The Best Look at Maison Martin Margiela
Always different, on the edge, and with a twist, Maison Martin Margiela doesn’t stop surprising us. Using masques, paint, unique vintage pieces, and otherworldly ideas, I can only image that the Margiela studio had a lot of fun designing this piece, which was part of the last look. It was, for me, the only worthy one. Made of silver candy paper, this dress, called Bonbon, is by far the most interesting piece of the collection.

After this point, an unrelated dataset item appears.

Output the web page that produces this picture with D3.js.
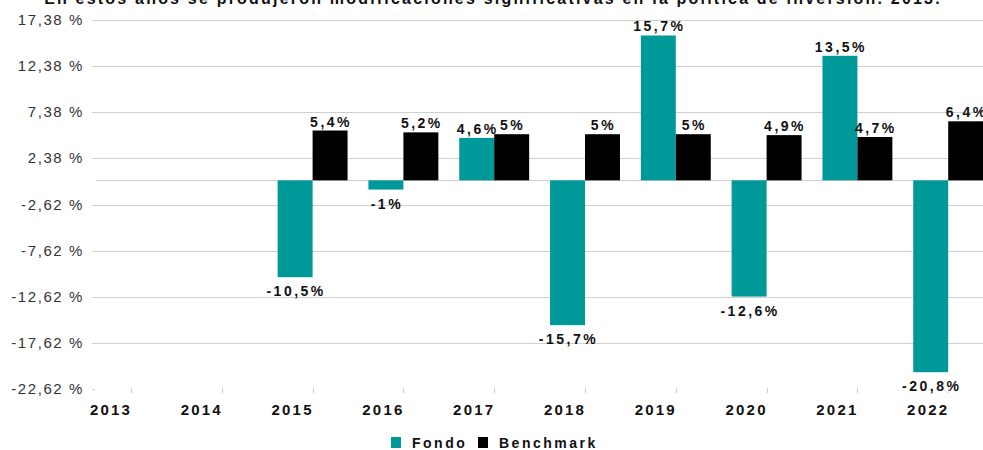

The Roger Vivier Presentation
Bruno Frisoni was very attentive to the brand’s heritage this season. He revisited some iconic styles by Mr. Vivier, building a dialogue between classic models and innovative designs. Working on the ‘Rendez Vous’ collection, it was a challenge for Frisoni to keep the identity of the brand clear all the while lending a twist to the designs. Unique pieces that should be in every woman’s closet will be on sale starting September 2013. Good luck choosing your Cinderella pair; it’s a tough choice!
Backstage at Dior
Being backstage at Dior reminded me of the amount of work that goes on behind the scenes. Most of us can imagine how hectic it must be, but living it and experiencing it firsthand is different. The makeup and hair stations and artists, the different looks, the models, the photographers, the entire team, the press, and Raf Simons were all there in this relatively small space. Models were reading or sleeping while others were being transformed. Identical wigs were prepared and delicately placed to cover their hair, giving me the impression that I was surrounded by a multitude of twins. It was a garden of women. The backstage area was actually underneath the stage, so the models came out of the ground like flowers. It is definitely a new era for Dior!